“Io sono un cristiano e sono un amante della verità. Io non schedo i fedeli, confesso anche le prostitute. Io non ho bisogno di mostrarmi come seguace di papa Francesco, io sono un seguace di papa Francesco. Io non posso, però, permettere che la preghiera diventi uno strumento politico per Roberto Formigoni”, è furente Don Cesare Nisoli, pro rettore del santuario Santa Maria del Fonte di Caravaggio, nel Bergamasco. Cos’è accaduto nel luogo in cui il 26 maggio 1432, il mese mariano per eccellenza, la Madonna apparve a Giannetta de’ Vacchi, una contadina moglie di un alcolizzato?
L’ex governatore lombardo, condannato in appello a sette anni e mezzo per corruzione, deve affrontare l’udienza dell’ultimo giudizio (terreno), fissata per giovedì in Cassazione. Allora il comitato amici di Formigoni, formato soprattutto da esponenti di Comunione e Liberazione, ha trascorso un pomeriggio di preghiera al Santuario, sabato 16 febbraio. Un momento di afflizione e speranza collettiva per supplicare, chissà, un intervento divino sul cammino di Formigoni.
Il giorno prima, il venerdì a otto minuti dalle tredici, come rammenta lo stesso Don Nisoli, il pro rettore riceve una lettera dall’avvocato Giuseppe Zola, già vicesindaco di Milano. Zola chiede di affidare la celebrazione, assieme al prete del Santuario, anche a monsignor Luigi Negri, vescovo emerito di Ferrara. Negri è un ciellino, un conservatore, un fiero oppositore del pontificato di Jorge Mario Bergoglio. Don Nisoli rifiuta l’incarico a Negri e informa Zola che c’è la turnazione per chi dice messa. Quel sabato non tocca neppure al pro rettore, impegnato nel rosario dopo l’eucarestia.
Zola rassicura Don Nisoli che Roberto, il “Celeste”, non sarà presente, verrà omaggiato e sostenuto in assenza, perché gli amici si riuniscono dinanzi all’altare e può bastare. Nel Bergamasco si diffonde la notizia del raduno dei formigoniani, così Don Nisoli firma un comunicato per smentire pure quelli che insinuano una donazione al Santuario per l’evento e per non mescolare Santa Maria del Fonte e le traversie giudiziarie di Formigoni: “Non si vuole criticare né discutere l’intenzione, che è nel cuore di qualche fedele. Si ricorda, però, che la messa è e resta l’atto con il quale la comunità cristiana rende grazie a Dio di tutti i suoi benefici rinnovando l’offerta di Cristo sulla croce. Non si può correre il rischio che venga trasformata in occasione per un gesto di solidarietà umana”. La Nuova Bussola Quotidiana, un giornale online di cattolici distanti da papa Francesco, bacchetta Don Nisoli con un articolo del direttore Riccardo Cascioli e un titolo inequivocabile: “A Caravaggio vietato pregare per Formigoni”. Il pro rettore s’infuria, replica a Cascioli: “Quante falsità, perché? Il gruppo di ciellini, circa un centinaio, non è che li ho contati, ha partecipato alla messa e poi si è fermato per il rosario. Io non ho chiuso le porte, non lo farei mai. Le porte della Chiesa sono aperte. A tutti”.

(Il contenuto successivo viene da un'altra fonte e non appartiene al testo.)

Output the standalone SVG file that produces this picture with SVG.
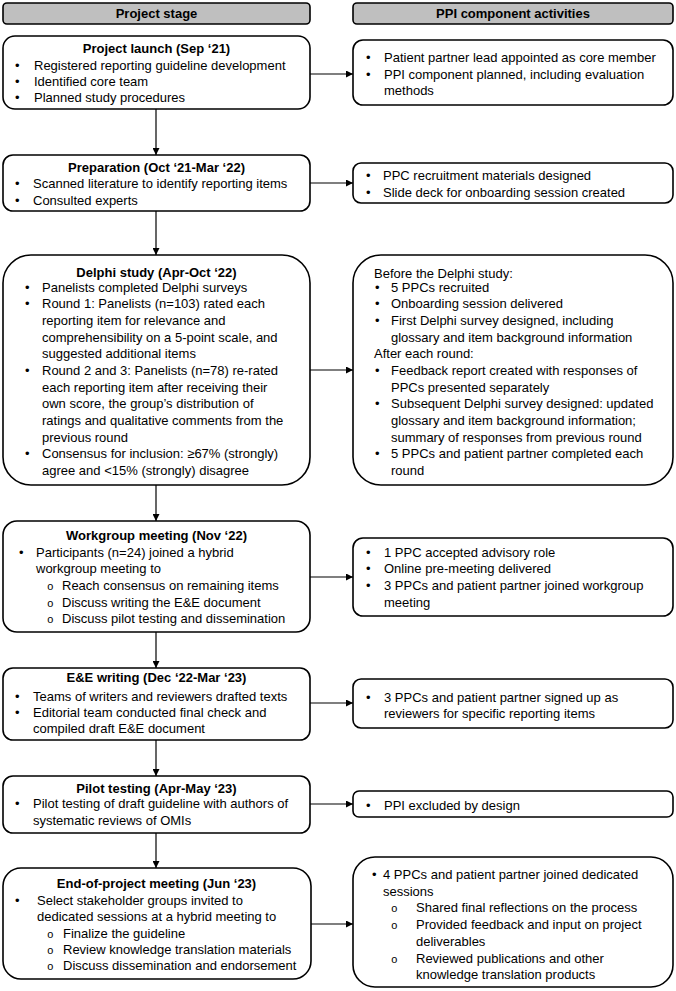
<svg xmlns="http://www.w3.org/2000/svg" width="676" height="991" viewBox="0 0 676 991">
<style>
.bg{fill:#fff}
.box{fill:#fff;stroke:#000;stroke-width:1.6}
.hdr{fill:#bfbfbf;stroke:#000;stroke-width:1.6}
text{font-family:"Liberation Sans",Arial,sans-serif;font-size:13px;fill:#000}
.b{font-weight:bold}
.c{text-anchor:middle}
.o{font-family:"Liberation Mono","Courier New",monospace;font-size:11px}
.con{stroke:#000;stroke-width:1.2;fill:none}
</style>
<defs>
<marker id="ah" viewBox="0 0 10 10" refX="10" refY="5" markerWidth="7" markerHeight="7" markerUnits="userSpaceOnUse" orient="auto">
<path d="M0,0 L10,5 L0,10 z" fill="#000"/>
</marker>
</defs>
<rect class="bg" x="0" y="0" width="676" height="991"/>

<g id="hdr-left">
<rect class="hdr" x="3" y="3" width="307" height="21" rx="4"/>
<text class="b c" x="156.5" y="18">Project stage</text>
</g>
<g id="hdr-right">
<rect class="hdr" x="353" y="3" width="320" height="21" rx="4"/>
<text class="b c" x="513" y="18">PPI component activities</text>
</g>

<g id="launch">
<rect class="box" x="3" y="36" width="307" height="73" rx="12"/>
<text class="b c" x="156.5" y="52.5">Project launch (Sep ‘21)</text>
<text x="15" y="69.5">•</text><text x="34" y="69.5">Registered reporting guideline development</text>
<text x="15" y="85.5">•</text><text x="34" y="85.5">Identified core team</text>
<text x="15" y="101.5">•</text><text x="34" y="101.5">Planned study procedures</text>
</g>
<g id="ppi-launch">
<rect class="box" x="353" y="40" width="320" height="65" rx="10"/>
<text x="366" y="61.5">•</text><text x="384" y="61.5">Patient partner lead appointed as core member</text>
<text x="366" y="78.5">•</text><text x="384" y="78.5">PPI component planned, including evaluation</text>
<text x="384" y="94.5">methods</text>
</g>

<g id="prep">
<rect class="box" x="3" y="155" width="307" height="56" rx="10"/>
<text class="b c" x="156.5" y="171.5">Preparation (Oct ‘21-Mar ‘22)</text>
<text x="15" y="188">•</text><text x="33" y="188">Scanned literature to identify reporting items</text>
<text x="15" y="205">•</text><text x="33" y="205">Consulted experts</text>
</g>
<g id="ppi-prep">
<rect class="box" x="353" y="163" width="320" height="40" rx="8"/>
<text x="366" y="179.5">•</text><text x="383" y="179.5">PPC recruitment materials designed</text>
<text x="366" y="196.5">•</text><text x="383" y="196.5">Slide deck for onboarding session created</text>
</g>

<g id="delphi">
<rect class="box" x="3" y="255" width="307" height="230" rx="28"/>
<text class="b c" x="156.5" y="276.5">Delphi study (Apr-Oct ‘22)</text>
<text x="25" y="291.5">•</text><text x="42" y="291.5">Panelists completed Delphi surveys</text>
<text x="25" y="308">•</text><text x="42" y="308">Round 1: Panelists (n=103) rated each</text>
<text x="42" y="325">reporting item for relevance and</text>
<text x="42" y="341.5">comprehensibility on a 5-point scale, and</text>
<text x="42" y="358">suggested additional items</text>
<text x="25" y="375">•</text><text x="42" y="375">Round 2 and 3: Panelists (n=78) re-rated</text>
<text x="42" y="391.5">each reporting item after receiving their</text>
<text x="42" y="408">own score, the group’s distribution of</text>
<text x="42" y="425">ratings and qualitative comments from the</text>
<text x="42" y="441.5">previous round</text>
<text x="25" y="458">•</text><text x="42" y="458">Consensus for inclusion: ≥67% (strongly)</text>
<text x="42" y="475">agree and &lt;15% (strongly) disagree</text>
</g>
<g id="ppi-delphi">
<rect class="box" x="353" y="255" width="320" height="230" rx="28"/>
<text x="374" y="277.5">Before the Delphi study:</text>
<text x="375" y="291.5">•</text><text x="391" y="291.5">5 PPCs recruited</text>
<text x="375" y="308">•</text><text x="391" y="308">Onboarding session delivered</text>
<text x="375" y="325">•</text><text x="391" y="325">First Delphi survey designed, including</text>
<text x="391" y="341.5">glossary and item background information</text>
<text x="374" y="358">After each round:</text>
<text x="375" y="375">•</text><text x="391" y="375">Feedback report created with responses of</text>
<text x="391" y="391.5">PPCs presented separately</text>
<text x="375" y="408">•</text><text x="391" y="408">Subsequent Delphi survey designed: updated</text>
<text x="391" y="425">glossary and item background information;</text>
<text x="391" y="441.5">summary of responses from previous round</text>
<text x="375" y="458">•</text><text x="391" y="458">5 PPCs and patient partner completed each</text>
<text x="391" y="475">round</text>
</g>

<g id="workgroup">
<rect class="box" x="3" y="521" width="307" height="111" rx="14"/>
<text class="b c" x="156.5" y="539.5">Workgroup meeting (Nov ‘22)</text>
<text x="19" y="556.5">•</text><text x="36" y="556.5">Participants (n=24) joined a hybrid</text>
<text x="36" y="573">workgroup meeting to</text>
<text class="o" x="47" y="590">o</text><text x="62" y="590">Reach consensus on remaining items</text>
<text class="o" x="47" y="606.5">o</text><text x="62" y="606.5">Discuss writing the E&amp;E document</text>
<text class="o" x="47" y="623">o</text><text x="62" y="623">Discuss pilot testing and dissemination</text>
</g>
<g id="ppi-workgroup">
<rect class="box" x="353" y="538" width="320" height="78" rx="10"/>
<text x="366" y="556.5">•</text><text x="384" y="556.5">1 PPC accepted advisory role</text>
<text x="366" y="573">•</text><text x="384" y="573">Online pre-meeting delivered</text>
<text x="366" y="590">•</text><text x="384" y="590">3 PPCs and patient partner joined workgroup</text>
<text x="384" y="606.5">meeting</text>
</g>

<g id="ee">
<rect class="box" x="3" y="668" width="307" height="72" rx="10"/>
<text class="b c" x="156.5" y="681.5">E&amp;E writing (Dec ‘22-Mar ‘23)</text>
<text x="15" y="701">•</text><text x="33" y="701">Teams of writers and reviewers drafted texts</text>
<text x="15" y="717">•</text><text x="33" y="717">Editorial team conducted final check and</text>
<text x="33" y="733">compiled draft E&amp;E document</text>
</g>
<g id="ppi-ee">
<rect class="box" x="353" y="679" width="320" height="49" rx="8"/>
<text x="366" y="701.5">•</text><text x="384" y="701.5">3 PPCs and patient partner signed up as</text>
<text x="384" y="717.5">reviewers for specific reporting items</text>
</g>

<g id="pilot">
<rect class="box" x="3" y="776" width="307" height="57" rx="10"/>
<text class="b c" x="156.5" y="792.5">Pilot testing (Apr-May ‘23)</text>
<text x="15" y="808">•</text><text x="33" y="808">Pilot testing of draft guideline with authors of</text>
<text x="33" y="825">systematic reviews of OMIs</text>
</g>
<g id="ppi-pilot">
<rect class="box" x="353" y="791" width="320" height="26" rx="6"/>
<text x="366" y="809.5">•</text><text x="384" y="809.5">PPI excluded by design</text>
</g>

<g id="end">
<rect class="box" x="3" y="868" width="308" height="111" rx="18"/>
<text class="b c" x="156.5" y="887.5">End-of-project meeting (Jun ‘23)</text>
<text x="15" y="904.5">•</text><text x="37" y="904.5">Select stakeholder groups invited to</text>
<text x="37" y="920.5">dedicated sessions at a hybrid meeting to</text>
<text class="o" x="47" y="937.5">o</text><text x="63" y="937.5">Finalize the guideline</text>
<text class="o" x="47" y="953.5">o</text><text x="63" y="953.5">Review knowledge translation materials</text>
<text class="o" x="47" y="969.5">o</text><text x="63" y="969.5">Discuss dissemination and endorsement</text>
</g>
<g id="ppi-end">
<rect class="box" x="353" y="857" width="320" height="130" rx="22"/>
<text x="372" y="878.5">•</text><text x="383" y="878.5">4 PPCs and patient partner joined dedicated</text>
<text x="383" y="895.5">sessions</text>
<text class="o" x="391" y="911.5">o</text><text x="416" y="911.5">Shared final reflections on the process</text>
<text class="o" x="391" y="928.5">o</text><text x="416" y="928.5">Provided feedback and input on project</text>
<text x="416" y="945.5">deliverables</text>
<text class="o" x="391" y="962.5">o</text><text x="416" y="962.5">Reviewed publications and other</text>
<text x="416" y="978.5">knowledge translation products</text>
</g>

<g id="connectors">
<line class="con" x1="156" y1="109" x2="156" y2="155" marker-end="url(#ah)"/>
<line class="con" x1="156" y1="211" x2="156" y2="255" marker-end="url(#ah)"/>
<line class="con" x1="156" y1="485" x2="156" y2="521" marker-end="url(#ah)"/>
<line class="con" x1="156" y1="632" x2="156" y2="668" marker-end="url(#ah)"/>
<line class="con" x1="156" y1="740" x2="156" y2="776" marker-end="url(#ah)"/>
<line class="con" x1="156" y1="833" x2="156" y2="868" marker-end="url(#ah)"/>
<line class="con" x1="310" y1="74" x2="353" y2="74" marker-end="url(#ah)"/>
<line class="con" x1="310" y1="183" x2="353" y2="183" marker-end="url(#ah)"/>
<line class="con" x1="310" y1="370" x2="353" y2="370" marker-end="url(#ah)"/>
<line class="con" x1="310" y1="577" x2="353" y2="577" marker-end="url(#ah)"/>
<line class="con" x1="310" y1="703" x2="353" y2="703" marker-end="url(#ah)"/>
<line class="con" x1="310" y1="804" x2="353" y2="804" marker-end="url(#ah)"/>
<line class="con" x1="311" y1="924" x2="353" y2="924" marker-end="url(#ah)"/>
</g>
</svg>
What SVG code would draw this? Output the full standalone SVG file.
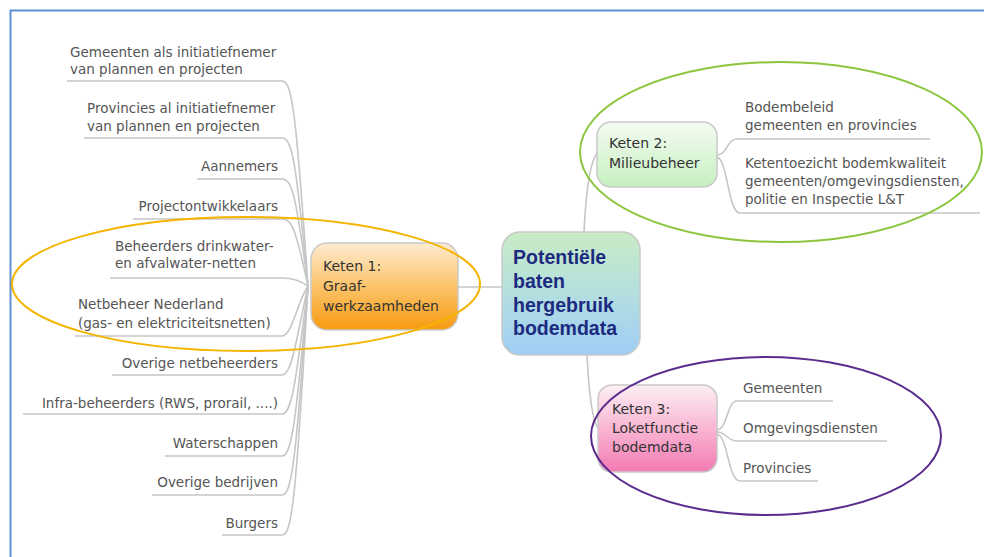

Cascioli punzecchia Don Nisoli e cita un incontro al Santuario con attivisti Lgbt. “Che c’entra? Quelli erano omosessuali impegnati in un percorso di fede con un prete. Vi ripeto: io non commento le condotte di Formigoni, ma non potevo schierare il Santuario a pochi giorni da una sentenza. La preghiera si fa sinceramente. Non è necessario far sapere che si prega e per chi si prega”. Questa bizzarra diatriba ha i connotati giusti per proseguire all’infinito, ma il significato va oltre Formigoni, oltre l’avvocato Zola, oltre il pro rettore. Caravaggio svela una Chiesa divisa, lacerata, nervosa, un parlamento cattolico con maggioranza e opposizione, chi è tradizionalista, chi progressista, chi denuncia la deriva del lassismo, chi rivendica la misericordia di Francesco. Troppa confusione. Anche solo per pregare.